RSF et plusieurs organisations adressent une lettre ouverte au ministre polonais de la Défense
Reporters sans frontières (RSF) ainsi que l'Association Européenne des Editeurs de Journaux (ENPA), l'European Magazine Media Association (EMMA), l'European Centre for Press and Media Freedom (ECPMF), la Fédération européenne des journalistes (FEJ), Freedom House, le Global Editors Network (GEN), Index on Censorship, International Press Institute (IPI), South East Europe Media Organisation (SEEMO) demandent le 18 juillet dans une lettre ouverte au ministre polonais de la Défense Antoni Macierewicz d’abandonner ses poursuites contre le journaliste Tomasz Piatek auteur d’un livre d’enquête sur le réseau du ministre. Ce dernier a déposé une plainte auprès du bureau militaire du procureur général de Varsovie. Le journaliste encourt une peine allant de deux à trois ans de prison.
Dans une lettre adressée au ministre de la défense, RSF et d'autres organisations l’appellent à renoncer immédiatement aux poursuites pénales engagées contre ce journaliste d’investigation.
Collaborateur du journal indépendant Gazeta Wyborcza, Tomasz Piatek a publié fin juin au terme de 18 mois d’enquête un livre intitulé Macierewicz et ses secrets dans lequel il décrit le réseau du ministre de la Défense et établit des liens politiques et financiers avec des proches du Kremlin, des services de renseignement et des organisations criminelles russes.
La plainte du ministre se fonde sur trois dispositions du code pénal polonais : l’article 244 qui rend passible d’une peine allant jusqu’à trois ans d’emprisonnement celui qui “utilise la force ou la menace contre un fonctionnaire”, l’article 226 qui menace d’une peine allant jusqu’à deux ans de prison celui qui “insulte ou humilie un représentant de l’autorité constitutionnelle” du pays et l’article 231 qui garantit aux fonctionnaires la même protection qu’ils soient attaqués dans le cadre de l’exercice de leurs fonctions ou en dehors.
Dans les pages de Gazeta Wyborcza, le journaliste rejette l’ensemble des accusations jugeant particulièrement absurde qu’un civil soit traduit devant une juridiction militaire. Il souligne que le ministre ne l’a pas attaqué pour mensonges et diffamation ce qui démontre qu’il n’a pas trouvé d’arguments juridiques permettant de réfuter ses écrits.
“Le fait de traduire un journaliste devant une juridiction militaire et de le menacer d’une peine de prison constitue une forme d’intimidation et porte gravement atteinte à la liberté de la presse et de tous ceux qui émettent des critiques à l’égard des autorités, déclare Pauline Adès-Mével, responsable du bureau Union européenne et Balkans de RSF. Reporters sans frontières appelle les institutions européennes à condamner sans détour ces poursuites contre un journaliste et le ministre à abandonner sa plainte”.
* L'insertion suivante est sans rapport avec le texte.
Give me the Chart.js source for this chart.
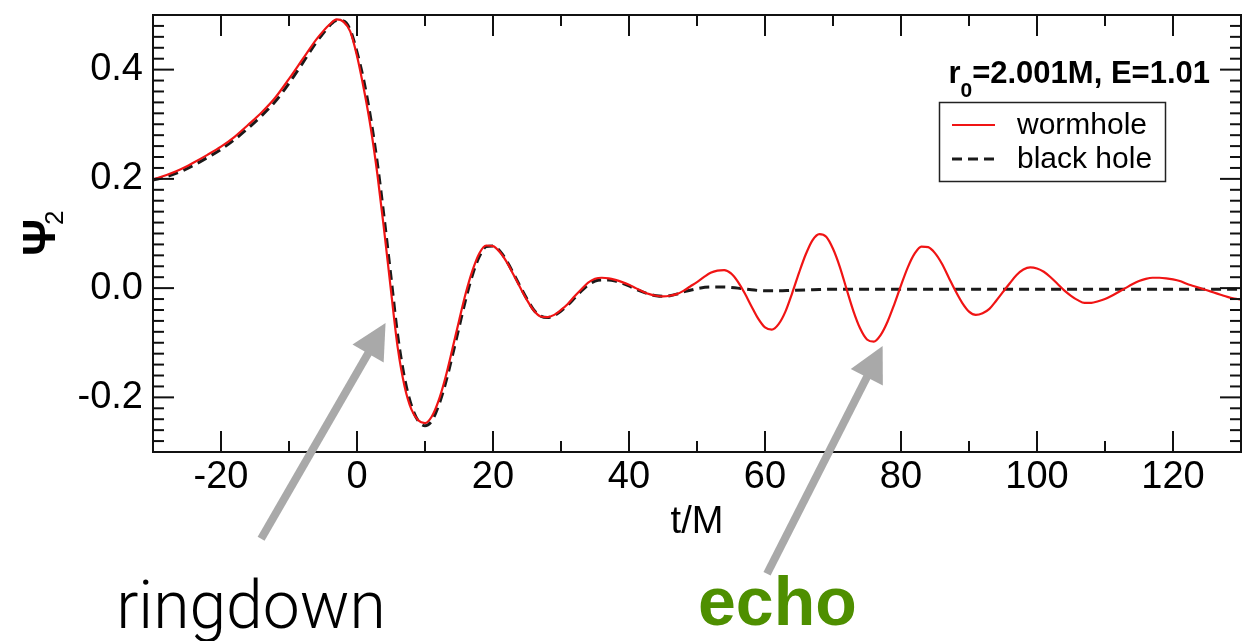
<!DOCTYPE html>
<html>
<head>
<meta charset="utf-8">
<script src="https://cdn.jsdelivr.net/npm/chart.js"></script>
<style>
html, body { margin: 0; padding: 0; background: #fff; }
#wrap { position: relative; width: 1242px; height: 641px; }
</style>
</head>
<body>
<div id="wrap"><canvas id="psiChart"></canvas></div>
<script>
// time samples (t/M) and Psi_2
var tWormhole = [-30, -28, -26, -24, -22, -20, -18, -16, -14, -12, -10, -8, -6, -5, -4, -3, -2, -1,
  0, 1, 2, 3, 4, 5, 6, 7, 8, 9, 10, 11, 12, 13, 14, 15, 16, 17, 18, 19, 20, 21, 22, 23, 24, 25, 26, 27, 28, 29,
  30, 31, 32, 33, 34, 35, 36, 37, 38, 39, 40, 41, 42, 43, 44, 45, 46, 47, 48, 49, 50, 51, 52, 53, 54, 55, 56, 57, 58, 59,
  60, 61, 62, 63, 64, 65, 66, 67, 68, 69, 70, 71, 72, 73, 74, 75, 76, 77, 78, 79, 80, 81, 82, 83, 84, 85, 86, 87, 88, 89,
  90, 91, 92, 93, 94, 95, 96, 97, 98, 99, 100, 101, 102, 103, 104, 105, 106, 107, 108, 109, 110, 111, 112, 113, 114, 115,
  116, 117, 118, 119, 120, 121, 122, 123, 124, 125, 126, 127, 128, 129, 130];
var psiWormhole = [0.199, 0.207, 0.217, 0.230, 0.244, 0.259, 0.277, 0.299, 0.322, 0.349, 0.383, 0.419, 0.455, 0.470, 0.483, 0.492, 0.488, 0.470,
  0.425, 0.365, 0.295, 0.208, 0.105, -0.005, -0.110, -0.180, -0.222, -0.242, -0.247, -0.235, -0.206, -0.164, -0.113, -0.060, -0.009, 0.033, 0.064, 0.078, 0.077, 0.066, 0.048, 0.025, 0.001, -0.022, -0.041, -0.052, -0.053, -0.049,
  -0.040, -0.029, -0.015, -0.002, 0.010, 0.017, 0.019, 0.018, 0.015, 0.011, 0.006, 0.000, -0.006, -0.011, -0.014, -0.015, -0.014, -0.011, -0.005, 0.003, 0.011, 0.020, 0.028, 0.032, 0.033, 0.027, 0.012, -0.009, -0.033, -0.056,
  -0.072, -0.076, -0.066, -0.043, -0.009, 0.028, 0.062, 0.088, 0.099, 0.094, 0.072, 0.039, -0.002, -0.042, -0.074, -0.094, -0.098, -0.086, -0.062, -0.030, 0.005, 0.038, 0.063, 0.076, 0.075, 0.064, 0.045, 0.020, -0.005, -0.027,
  -0.043, -0.049, -0.046, -0.038, -0.023, -0.007, 0.009, 0.024, 0.034, 0.038, 0.036, 0.030, 0.020, 0.008, -0.004, -0.014, -0.022, -0.027, -0.027, -0.024, -0.020, -0.014, -0.007, 0.000, 0.007, 0.013,
  0.017, 0.019, 0.019, 0.018, 0.016, 0.013, 0.008, 0.004, 0.000, -0.004, -0.008, -0.012, -0.016, -0.019, -0.021];

var tBlackHole = [-30, -28, -26, -24, -22, -20, -18, -16, -14, -12, -10, -8, -6, -5, -4, -3, -2, -1,
  0, 1, 2, 3, 4, 5, 6, 7, 8, 9, 10, 11, 12, 13, 14, 15, 16, 17, 18, 19, 20, 21, 22, 23, 24, 25, 26, 27, 28, 29,
  30, 31, 32, 33, 34, 35, 36, 37, 38, 39, 40, 41, 42, 43, 44, 45, 46, 47, 48, 49, 50, 52, 54, 56, 58,
  60, 62, 64, 67, 70, 75, 80, 90, 100, 110, 120, 130];
var psiBlackHole = [0.198, 0.204, 0.213, 0.225, 0.239, 0.254, 0.272, 0.293, 0.316, 0.342, 0.375, 0.412, 0.450, 0.466, 0.481, 0.490, 0.489, 0.473,
  0.432, 0.380, 0.312, 0.228, 0.128, 0.020, -0.088, -0.165, -0.215, -0.243, -0.252, -0.243, -0.215, -0.175, -0.125, -0.072, -0.020, 0.025, 0.058, 0.076, 0.077, 0.068, 0.050, 0.027, 0.003, -0.020, -0.040, -0.051, -0.054, -0.050,
  -0.042, -0.031, -0.018, -0.005, 0.006, 0.013, 0.015, 0.015, 0.013, 0.009, 0.004, -0.002, -0.007, -0.011, -0.014, -0.015, -0.014, -0.011, -0.007, -0.004, -0.001, 0.002, 0.002, 0.000, -0.003,
  -0.005, -0.005, -0.004, -0.003, -0.002, -0.002, -0.002, -0.002, -0.002, -0.002, -0.002, -0.002];

var xTickLabels = [-20, 0, 20, 40, 60, 80, 100, 120];
var yTickLabels = [-0.2, 0.0, 0.2, 0.4];

var FONT = "'Liberation Sans', Arial, Helvetica, sans-serif";

function toPoints(xs, ys) {
  return xs.map(function (x, i) { return { x: x, y: ys[i] }; });
}

function line(ctx, x1, y1, x2, y2) {
  ctx.beginPath(); ctx.moveTo(x1, y1); ctx.lineTo(x2, y2); ctx.stroke();
}

// frame with inward ticks on all four sides, legend box, parameter label
var framePlugin = {
  id: 'frame',
  afterDatasetsDraw: function (chart) {
    var ctx = chart.ctx, a = chart.chartArea;
    var xs = chart.scales.x, ys = chart.scales.y;
    ctx.save();
    ctx.strokeStyle = '#111';
    ctx.lineWidth = 2;
    ctx.strokeRect(a.left, a.top, a.right - a.left, a.bottom - a.top);

    for (var t = -20; t <= 120; t += 10) {
      var px = xs.getPixelForValue(t);
      var len = (t % 20 === 0) ? 21 : 11;
      line(ctx, px, a.bottom, px, a.bottom - len);
      line(ctx, px, a.top, px, a.top + len);
    }
    for (var i = -14; i <= 24; i++) {
      var py = ys.getPixelForValue(i * 0.02);
      var l = (i % 10 === 0) ? 21 : 11;
      line(ctx, a.left, py, a.left + l, py);
      line(ctx, a.right, py, a.right - l, py);
    }

    // parameter label
    ctx.fillStyle = '#000';
    ctx.textBaseline = 'alphabetic';
    ctx.font = 'bold 31px ' + FONT;
    var rest = '=2.001M, E=1.01';
    var restW = ctx.measureText(rest).width;
    ctx.font = 'bold 21px ' + FONT;
    var subW = ctx.measureText('0').width;
    ctx.font = 'bold 31px ' + FONT;
    var rW = ctx.measureText('r').width;
    var x0 = 1210 - restW - subW - rW;
    ctx.fillText('r', x0, 83);
    ctx.fillText(rest, x0 + rW + subW, 83);
    ctx.font = 'bold 21px ' + FONT;
    ctx.fillText('0', x0 + rW, 97);

    // legend
    ctx.lineWidth = 1.5;
    ctx.strokeStyle = '#222';
    ctx.strokeRect(939.5, 102.5, 226, 79);
    var ds = chart.data.datasets;
    var rows = [125, 159];
    ds.forEach(function (d, k) {
      ctx.save();
      ctx.strokeStyle = d.borderColor;
      ctx.lineWidth = d.borderWidth;
      ctx.setLineDash(d.borderDash || []);
      line(ctx, 952, rows[k], 995, rows[k]);
      ctx.restore();
      ctx.fillStyle = '#000';
      ctx.font = '30px ' + FONT;
      ctx.textBaseline = 'middle';
      ctx.fillText(d.label, 1017, rows[k] + 1);
    });

    // y axis title: Psi_2
    ctx.save();
    ctx.translate(55, 256);
    ctx.rotate(-Math.PI / 2);
    ctx.textBaseline = 'alphabetic';
    ctx.fillStyle = '#000';
    ctx.font = 'bold 46px ' + FONT;
    ctx.fillText('Ψ', 0, 0);
    ctx.font = '26px ' + FONT;
    ctx.fillText('2', 31, 8);
    ctx.restore();
    ctx.restore();
  }
};

// grey arrows with the "ringdown" / "echo" callouts, anchored in data space
function arrow(ctx, x1, y1, x2, y2) {
  var dx = x2 - x1, dy = y2 - y1, len = Math.sqrt(dx * dx + dy * dy);
  var ux = dx / len, uy = dy / len, head = 35, half = 18;
  var bx = x2 - ux * head, by = y2 - uy * head;
  ctx.lineWidth = 8;
  line(ctx, x1, y1, bx + ux * 2, by + uy * 2);
  ctx.beginPath();
  ctx.moveTo(x2, y2);
  ctx.lineTo(bx - uy * half, by + ux * half);
  ctx.lineTo(bx + uy * half, by - ux * half);
  ctx.closePath();
  ctx.fill();
}

var calloutPlugin = {
  id: 'callouts',
  afterDraw: function (chart) {
    var ctx = chart.ctx, xs = chart.scales.x, ys = chart.scales.y;
    ctx.save();
    ctx.strokeStyle = '#a9a9a9';
    ctx.fillStyle = '#a9a9a9';
    arrow(ctx, xs.getPixelForValue(-14.1), ys.getPixelForValue(-0.459),
      xs.getPixelForValue(4.2), ys.getPixelForValue(-0.064));
    arrow(ctx, xs.getPixelForValue(60.3), ys.getPixelForValue(-0.523),
      xs.getPixelForValue(77.3), ys.getPixelForValue(-0.106));

    ctx.textBaseline = 'alphabetic';
    ctx.fillStyle = '#000';
    ctx.font = '300 66px Roboto, ' + FONT;
    ctx.textAlign = 'center';
    ctx.fillText('ringdown', 251, 628);
    ctx.fillStyle = '#4e8f00';
    ctx.font = 'bold 68px ' + FONT;
    ctx.textAlign = 'left';
    ctx.fillText('echo', 698, 625);
    ctx.restore();
  }
};

var ctx = document.getElementById('psiChart').getContext('2d');
var psiChart = new Chart(ctx, {
  type: 'line',
  data: {
    datasets: [{
      label: 'wormhole',
      data: toPoints(tWormhole, psiWormhole),
      borderColor: '#f01414',
      borderWidth: 2.2,
      pointRadius: 0,
      cubicInterpolationMode: 'monotone',
      fill: false
    }, {
      label: 'black hole',
      data: toPoints(tBlackHole, psiBlackHole),
      borderColor: '#1a1a1a',
      borderWidth: 3,
      borderDash: [10, 6],
      pointRadius: 0,
      cubicInterpolationMode: 'monotone',
      fill: false
    }]
  },
  options: {
    responsive: true,
    maintainAspectRatio: false,
    animation: false,
    layout: { padding: { top: 15, right: 1, left: 0, bottom: 0 } },
    plugins: { legend: { display: false }, tooltip: { enabled: false } },
    scales: {
      x: {
        type: 'linear',
        min: -30,
        max: 130,
        grid: { display: false, drawTicks: false },
        border: { display: false },
        afterBuildTicks: function (s) { s.ticks = xTickLabels.map(function (v) { return { value: v }; }); },
        afterFit: function (s) { s.height = 189; s.paddingLeft = 0; s.paddingRight = 0; },
        ticks: { padding: 3, color: '#000', autoSkip: false, maxRotation: 0, font: { family: FONT, size: 38 } },
        title: { display: true, text: 't/M', color: '#000', font: { family: FONT, size: 38 }, padding: { top: 0, bottom: 96 } }
      },
      y: {
        min: -0.3,
        max: 0.5,
        grid: { display: false, drawTicks: false },
        border: { display: false },
        afterBuildTicks: function (s) { s.ticks = yTickLabels.map(function (v) { return { value: v }; }); },
        afterFit: function (s) { s.width = 153; s.paddingTop = 0; s.paddingBottom = 0; },
        ticks: {
          padding: 10, color: '#000', font: { family: FONT, size: 38 },
          callback: function (v) { return Number(v).toFixed(1); }
        }
      }
    }
  },
  plugins: [framePlugin, calloutPlugin]
});
</script>
</body>
</html>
"La procédure engagée par le ministre de la Défense illustre l'hostilité du gouvernement à l'égard des médias, qui ne cesse de s'accroître depuis sa victoire aux élections en octobre 2015, déclare Nate Schenkkan, Responsable du projet Nations in Transit chez Freedom House. Le gouvernement s'attaque régulièrement aux médias dont la mission est justement de rechercher et et de publier des informations dans l'intérêt du public.”
Depuis bientôt deux ans et l’arrivée au pouvoir du parti ultraconservateur PiS (Droit et justice) qui a mis en place une série de réformes très controversées,Reporters sans frontières dénonce des atteintes à la liberté de la presse et au pluralisme en Pologne.
Le pays, qui occupe le 54ème rang (sur 180) au Classement mondial de la liberté de la presse RSF 2017, a encore perdu sept places cette année après un recul spectaculaire de 29 places l’année précédente.